Lab for examination of the samples of the ganja and Ex.P.2 being the report from the Lab dated 06.07.1992, and the sole M.O.1 is the ganja

weighing 100 grams said to have been seized from the appellant/accused on the date of the occurrence.

9. The story of the prosecution is that when P.W.1 the Constable attached to the Pollachi Police Station was going along with two others on a

prohibition raid near Pollachi Shandy, near Oil Shops line, they saw the appellant/accused standing with the contraband, ganja, weighing 100

grams without any valid licence or permit and on seeing the raiding party, he started running and the raiding party headed by P.W.1 chased him

and caught him and found that he was in possession of the said ganja weighing 100 grams and causing his arrest, brought him to the Police Station

and P.W.1 himself registered the case for an offence punishable u/s 20(b)(1) of the N.D.P.S. Act and placed the records for further investigation

by the Officers.

10. The further case of the prosecution is that P.W.2, the Sub Inspector of Police, attached to the Pollachi Police Station, took up the investigation

and remanded the accused and took the samples and sent for chemical examination and on obtaining Ex.P.2 report, charged the accused for

having committed the offence punishable u/s 20(b)(i) of the N.D.P.S. Act.

11. In spite of the position of law being that neither P.W.1 could register the case, nor P.W.2 investigate into the same, particularly against

G.O.Ms.No.1437 dated 24.09.1987, whereunder the authority competent to investigate the case under the N.D.P.S. Act is the Deputy

Superintendent of Police and further citing that it has been held in the case reported in Rajendran @ Kulla Rajendran vs.

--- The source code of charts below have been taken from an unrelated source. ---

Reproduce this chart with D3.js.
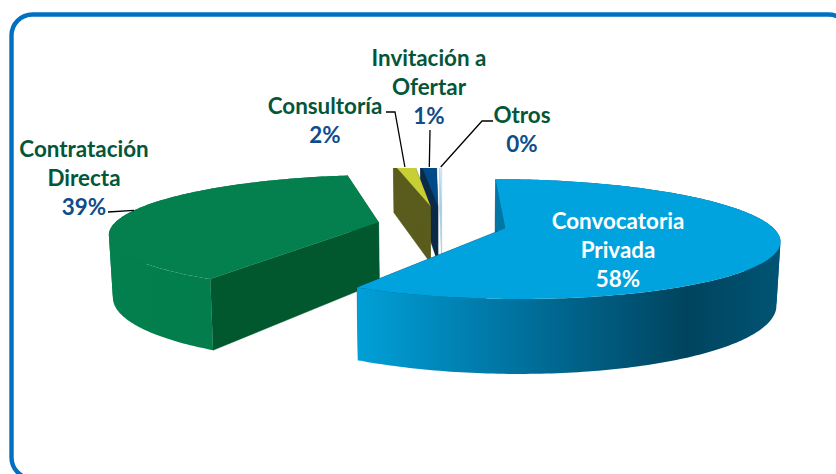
<!DOCTYPE html>
<html><head><meta charset="utf-8">
<script src="https://cdn.jsdelivr.net/npm/d3@7"></script>
<style>html,body{margin:0;padding:0;background:#fff;overflow:hidden}svg{display:block}text{font-family:Lato,"Open Sans",sans-serif;font-weight:700;text-anchor:middle}</style>
</head><body><svg id="c" width="836" height="474"></svg>
<script>
// Data
const categories = ["Convocatoria Privada","Contratación Directa","Consultoría","Invitación a Ofertar","Otros"];
const values = [58.4, 38.7, 1.55, 1.2, 0.15];
// Label layout
const labelLines = [["Convocatoria","Privada"],["Contratación","Directa"],["Consultoría"],["Invitación a","Ofertar"],["Otros"]];
const labelX = [618, 84, 325, 429, 522];
const labelY = [229, 157, 114, 66, 123];
const leaderFraction = [null, .52, .45, .5, .5];
const leaderBends = [null, [[108,212]], [[395,112],[386,112]], [[430,130]], [[482,121],[493,121]]];
// Slice styling
const explode = [.245,.245,.35,.35,.35];
const topColors = ["#00A3DD","#03804E","#C8CF35","#004A88","#D5EAF5"];
const sideColors = ["#004F6E","#01582F","#5A5C1D","#0A2A47","#A9CFE3"];
const wallStops = [
  [[0,"#00A0D8"],[.35,"#0075A3"],[.78,"#00445F"],[1,"#005474"]],
  [[0,"#03804E"],[.5,"#027D4B"],[1,"#027A49"]],
  [[0,"#5A5C1D"],[1,"#5A5C1D"]],
  [[0,"#0A2A47"],[1,"#0A2A47"]],
  [[0,"#A9CFE3"],[1,"#A9CFE3"]]
];
const drawOrder = [4,3,2,1,0];
const nameColor="#03563A", pctColor="#0F4C8C";

// Perspective model
const x0=442,y0=224.5,S=265,T=56.6,p=.18,h=60.6,floorShrink=.988;
const xS=d3.scaleLinear().domain([-1,1]).range([x0-S,x0+S]);
const yS=d3.scaleLinear().domain([-1,1]).range([y0+T,y0-T]);
function proj(X,Y,low){
  const w=1+p*Y;
  const q=xS(X/w)-x0;
  return [x0+q*(low?floorShrink:1), yS(Y/w)+(low?h/w:0)];
}
const arcs=d3.pie().sort(null).startAngle(0).endAngle(2*Math.PI)(values);
const total=d3.sum(values), pct=d3.format(".0%");

const svg=d3.select("#c");
const defs=svg.append("defs");
defs.append("clipPath").attr("id","plot").append("rect").attr("x",0).attr("y",168).attr("width",836).attr("height",306);

arcs.forEach((a,i)=>{
  const mid=(a.startAngle+a.endAngle)/2;
  a.ox=explode[i]*Math.sin(mid); a.oy=explode[i]*Math.cos(mid);
  a.rim=t=>[a.ox+Math.sin(t),a.oy+Math.cos(t)];
});

// frame
svg.append("rect").attr("x",11.5).attr("y",14.5).attr("width",838).attr("height",464).attr("rx",21)
  .attr("fill","none").attr("stroke","#0070C0").attr("stroke-width",4.4);

const g=svg.append("g").attr("clip-path","url(#plot)");
const line=d3.line();
drawOrder.forEach(i=>{
  const a=arcs[i];
  const n=Math.max(2,Math.ceil((a.endAngle-a.startAngle)*60));
  const ts=d3.range(n+1).map(k=>a.startAngle+(a.endAngle-a.startAngle)*k/n);
  const up=ts.map(t=>proj(...a.rim(t),false));
  const lo=ts.map(t=>proj(...a.rim(t),true));
  const apexU=proj(a.ox,a.oy,false), apexL=proj(a.ox,a.oy,true);
  const xs=up.map(d=>d[0]);
  const gid="wall"+i;
  const gr=defs.append("linearGradient").attr("id",gid).attr("gradientUnits","userSpaceOnUse")
    .attr("x1",d3.min(xs)).attr("x2",d3.max(xs)).attr("y1",0).attr("y2",0);
  wallStops[i].forEach(s=>gr.append("stop").attr("offset",s[0]).attr("stop-color",s[1]));
  // radial faces
  [0,n].forEach(k=>{
    g.append("path").attr("fill",sideColors[i]).attr("stroke",sideColors[i]).attr("stroke-width",.4)
     .attr("d",line([apexU,up[k],lo[k],apexL])+"Z");
  });
  // outer wall, split into runs monotonic in x so that the strip never cancels itself
  let start=0;
  for(let k=1;k<=n;k++){
    const turn=k<n && Math.sign(up[k][0]-up[k-1][0])!==Math.sign(up[k+1][0]-up[k][0]);
    if(turn||k===n){
      const u=up.slice(start,k+1), l=lo.slice(start,k+1).reverse();
      g.append("path").attr("fill",`url(#${gid})`).attr("d",line(u.concat(l))+"Z");
      start=k;
    }
  }
  // top
  g.append("path").attr("fill",topColors[i]).attr("d",line([apexU].concat(up))+"Z");
});

// leaders
arcs.forEach((a,i)=>{
  if(leaderBends[i]===null) return;
  const t=a.startAngle+(a.endAngle-a.startAngle)*leaderFraction[i];
  let s=proj(...a.rim(t),false);
  const ap=proj(a.ox,a.oy,false);
  if(s[1]<167){const f=(ap[1]-167)/(ap[1]-s[1]); s=[ap[0]+(s[0]-ap[0])*f,167];}
  svg.append("path").attr("fill","none").attr("stroke","#000").attr("stroke-width",1.3)
    .attr("d",line([s].concat(leaderBends[i])));
});

// labels
const lh=29;
categories.forEach((c,i)=>{
  const lines=labelLines[i];
  const inside=i===0;
  lines.forEach((l,k)=>svg.append("text").attr("x",labelX[i]).attr("y",labelY[i]+k*lh)
    .attr("font-size",22.4).attr("fill",inside?"#fff":nameColor).text(l));
  svg.append("text").attr("x",labelX[i]).attr("y",labelY[i]+lines.length*lh)
    .attr("font-size",22.4).attr("fill",inside?"#fff":pctColor).text(pct(values[i]/total));
});
</script></body></html>
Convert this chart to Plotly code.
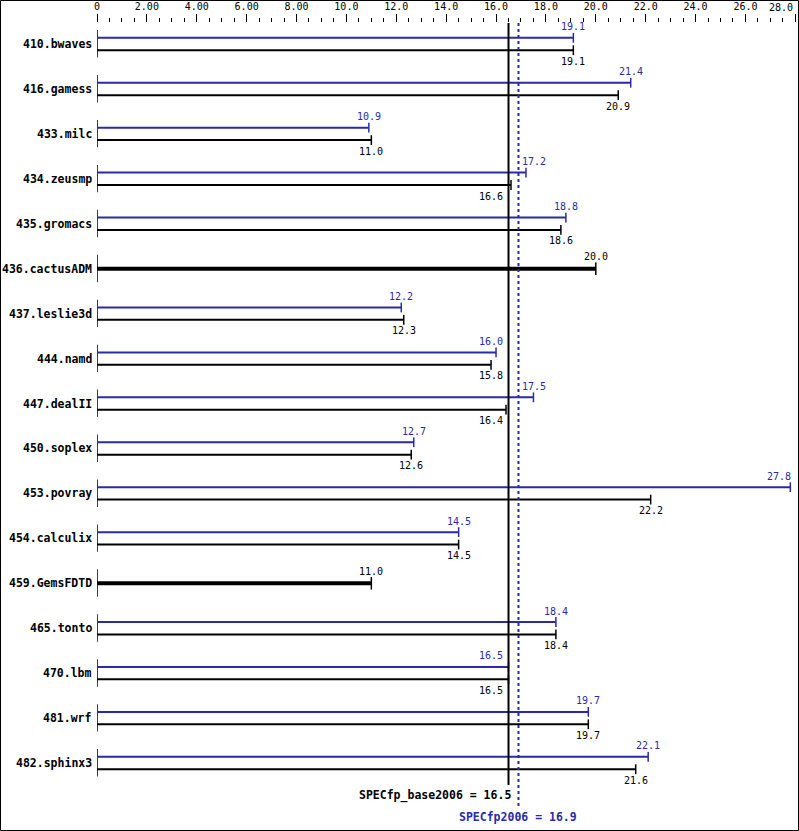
import plotly.graph_objects as go

benchmarks = ["410.bwaves", "416.gamess", "433.milc", "434.zeusmp", "435.gromacs",
              "436.cactusADM", "437.leslie3d", "444.namd", "447.dealII", "450.soplex",
              "453.povray", "454.calculix", "459.GemsFDTD", "465.tonto", "470.lbm",
              "481.wrf", "482.sphinx3"]
peak = [19.1, 21.4, 10.9, 17.2, 18.8, None, 12.2, 16.0, 17.5, 12.7,
        27.8, 14.5, None, 18.4, 16.5, 19.7, 22.1]
base = [19.1, 20.9, 11.0, 16.6, 18.6, 20.0, 12.3, 15.8, 16.4, 12.6,
        22.2, 14.5, 11.0, 18.4, 16.5, 19.7, 21.6]
base_score = 16.5
peak_score = 16.9
tick_vals = [0, 2, 4, 6, 8, 10, 12, 14, 16, 18, 20, 22, 24, 26, 28]
tick_text = ["0", "2.00", "4.00", "6.00", "8.00", "10.0", "12.0", "14.0", "16.0",
             "18.0", "20.0", "22.0", "24.0", "26.0", "28.0"]

BLUE = "#2a2aa8"
BLACK = "#000000"
W, H = 799, 831
L, T = 97, 23
PX_PER_UNIT = 24.94
ROW_PX = 44.94
ROW0_PX = 44.0
OFF = 0.138

n = len(benchmarks)
xmax = (W - L) / PX_PER_UNIT
ytop = (T - ROW0_PX) / ROW_PX
ybot = (H - ROW0_PX) / ROW_PX

# last tick label is drawn as an annotation, right-aligned at its tick
tick_text_disp = list(tick_text)
tick_text_disp[-1] = ""

fig = go.Figure()

# left axis segments per row
ax_x, ax_y = [], []
for i in range(n):
    ax_x += [0, 0, None]
    ax_y += [i - 0.31, i + 0.30, None]
fig.add_trace(go.Scatter(x=ax_x, y=ax_y, mode="lines", line=dict(color=BLACK, width=1.5),
                         hoverinfo="skip", showlegend=False))

ann = []
font_val = dict(family="DejaVu Sans Mono", size=10)
HALF_W = 12 / PX_PER_UNIT
ZONE = (base_score - 4 / PX_PER_UNIT, peak_score + 3 / PX_PER_UNIT)


def value_label(v, y, color, yshift):
    txt = f"{v:.1f}"
    d = dict(y=y, text=txt, showarrow=False, yshift=yshift, yanchor="middle",
             font=dict(color=color, **font_val))
    lo, hi = v - HALF_W, v + HALF_W
    if v > 27:
        d.update(x=v, xanchor="right", xshift=3)
    elif hi > ZONE[0] and lo < ZONE[1]:
        if v >= peak_score:
            d.update(x=peak_score, xanchor="left", xshift=2)
        else:
            d.update(x=base_score, xanchor="right", xshift=-4)
    else:
        d.update(x=v, xanchor="center")
    return d


px_, py_, cx_p, cy_p = [], [], [], []
bx_, by_, cx_b, cy_b = [], [], [], []
tx_, ty_, cx_t, cy_t = [], [], [], []
for i, (p, b) in enumerate(zip(peak, base)):
    if p is None:
        tx_ += [0, b, None]
        ty_ += [i, i, None]
        cx_t.append(b); cy_t.append(i)
        ann.append(value_label(b, i, BLACK, 12))
        continue
    px_ += [0, p, None]; py_ += [i - OFF, i - OFF, None]
    cx_p.append(p); cy_p.append(i - OFF)
    bx_ += [0, b, None]; by_ += [i + OFF, i + OFF, None]
    cx_b.append(b); cy_b.append(i + OFF)
    ann.append(value_label(p, i - OFF, BLUE, 11))
    ann.append(value_label(b, i + OFF, BLACK, -11))

fig.add_trace(go.Scatter(x=px_, y=py_, mode="lines", line=dict(color=BLUE, width=2),
                         hoverinfo="skip", showlegend=False))
fig.add_trace(go.Scatter(x=bx_, y=by_, mode="lines", line=dict(color=BLACK, width=2),
                         hoverinfo="skip", showlegend=False))
fig.add_trace(go.Scatter(x=tx_, y=ty_, mode="lines", line=dict(color=BLACK, width=4),
                         hoverinfo="skip", showlegend=False))
fig.add_trace(go.Scatter(x=cx_p, y=cy_p, mode="markers",
                         marker=dict(symbol="line-ns", size=7, line=dict(color=BLUE, width=1.5)),
                         hoverinfo="skip", showlegend=False))
fig.add_trace(go.Scatter(x=cx_b, y=cy_b, mode="markers",
                         marker=dict(symbol="line-ns", size=7, line=dict(color=BLACK, width=1.5)),
                         hoverinfo="skip", showlegend=False))
fig.add_trace(go.Scatter(x=cx_t, y=cy_t, mode="markers",
                         marker=dict(symbol="line-ns", size=9, line=dict(color=BLACK, width=1.5)),
                         hoverinfo="skip", showlegend=False))

# summary lines
fig.add_trace(go.Scatter(x=[base_score, base_score], y=[ytop, n - 0.51], mode="lines",
                         line=dict(color=BLACK, width=2), hoverinfo="skip", showlegend=False))
fig.add_trace(go.Scatter(x=[peak_score, peak_score], y=[ytop, n], mode="lines",
                         line=dict(color=BLUE, width=2, dash="dot"), hoverinfo="skip", showlegend=False))

# benchmark labels
for i, name in enumerate(benchmarks):
    ann.append(dict(x=0, y=i, text=f"<b>{name}</b>", showarrow=False, xanchor="right",
                    xshift=-3, yanchor="middle",
                    font=dict(family="DejaVu Sans Mono", size=11.5, color=BLACK)))

ann.append(dict(x=base_score, y=n - 0.27, text=f"<b>SPECfp_base2006 = {base_score:.1f}</b>",
                showarrow=False, xanchor="right", xshift=4, yanchor="middle",
                font=dict(family="DejaVu Sans Mono", size=11.5, color=BLACK)))
ann.append(dict(x=peak_score, y=n + 0.2, text=f"<b>SPECfp2006 = {peak_score:.1f}</b>",
                showarrow=False, xanchor="center", yanchor="middle",
                font=dict(family="DejaVu Sans Mono", size=11.5, color=BLUE)))

# last top tick label
ann.append(dict(x=tick_vals[-1], xref="x", y=1, yref="paper", text=tick_text[-1],
                showarrow=False, xanchor="right", xshift=0, yanchor="middle", yshift=16,
                font=dict(family="DejaVu Sans Mono", size=10, color=BLACK)))

# outer frame
pw, ph = W - L, H - T
fig.add_shape(type="rect", xref="paper", yref="paper",
              x0=(0.5 - L) / pw, x1=(W - 0.5 - L) / pw,
              y0=0.5 / ph, y1=(H - 0.5) / ph,
              line=dict(color=BLACK, width=1), fillcolor="rgba(0,0,0,0)", layer="above")

fig.update_layout(
    width=W, height=H,
    margin=dict(l=L, r=0, t=T, b=0, autoexpand=False),
    paper_bgcolor="white", plot_bgcolor="white",
    annotations=ann,
    xaxis=dict(range=[0, xmax], side="top", showgrid=False, zeroline=False, showline=False,
               automargin=False,
               tickmode="array", tickvals=tick_vals, ticktext=tick_text_disp,
               ticks="outside", ticklen=8, tickwidth=1, tickcolor=BLACK,
               tickfont=dict(family="DejaVu Sans Mono", size=10, color=BLACK),
               minor=dict(dtick=0.5, ticks="outside", ticklen=4, tickwidth=1, tickcolor=BLACK,
                          showgrid=False),
               fixedrange=True),
    yaxis=dict(range=[ybot, ytop], visible=False, showgrid=False, zeroline=False,
               automargin=False, fixedrange=True),
)

fig.write_html("out.html", config={"staticPlot": True},
               post_script="document.body.style.margin='0';document.body.style.overflow='hidden';")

State by the Assistant

Commissioner of Police, Pulianthope Range (Law and Order), Madras 1993 Cri. LW P.412 wherein a case investigated into even by the

Inspector of Police has been held without jurisdiction resulting in the entire proceedings quashed, the Trial Court blabbering something irrelevant

and unsuitable to the context of the case has passed a convicting judgement against the appellant. Further without caring for the non-compliance of

the other mandatory Sections of the N.D.P.S. Act, such as Sections 50 and 57, the Lower Court has passed the conviction and sentence against

the appellant, which in no manner could be justified in law. The reasons for overlooking the legal provisions, particularly, the mandatory compliance

required under Sections 50 and 57 of the N.D.P.S. Act by the Lower Court are totally irrelevant and unacceptable.

12. It is pathetic to note that even in the Code of Criminal Procedure, it has been glaringly stipulated that a case could be registered only by a

Police Personnel at the most not less than the rank of the Head Constable and the same has been very well embodied under Sections 41 and 42 of

the N.D.P.S. Act also and in spite of all these legal barriers, P.W.1 Constable in this case, would take the law in his hands and would register the

case in crime No.313/91 of the Pollachi Police Station and cause the arrest of the accused, etc. Equally, P.W.2 the Sub Inspector of Police, who

has also no investigative power to investigate into any case registered under the N.D.P.S. Act, would come forward to depose that he investigated

into the matter and laid the charge-sheet, which is nothing but making a mockery of the law and the legal convictions, which have all been ratified

by the Lower Court on irrelevant considerations, no mention need be necessary that the appreciation of the evidence as a whole by the Trial Court

in the above case is perverse and irregular, which cannot be sustained in law. Needless to point out that the judgement of the Trial Court (the

Assistant Sessions Judge, Udumalpet) made in C.C.No.11 of 1993, becomes only liable to be set aside.

13. In result,

(i) the above Criminal Appeal succeeds and the same is allowed;

(ii) the conviction and sentence imposed on the appellant dated 20.09.1996 by the Trial Court in C.C.No.11 of 1993 are set aside;

(iii) the appellant/accused is acquitted of the charges u/s 20(b)(1) of the N.D.P.S. Act, for which he stood charged before the Court of the

Assistant Sessions Judge, Udumalpet in C.C.No.11 of 1993;

(iv) the fine amount paid, if any, shall be refunded in favour of the appellant/accused within two weeks from the date of receipt of the copy of this

judgment ;and

(v) the bail bond executed by the appellant and the sureties produced shall be cancelled.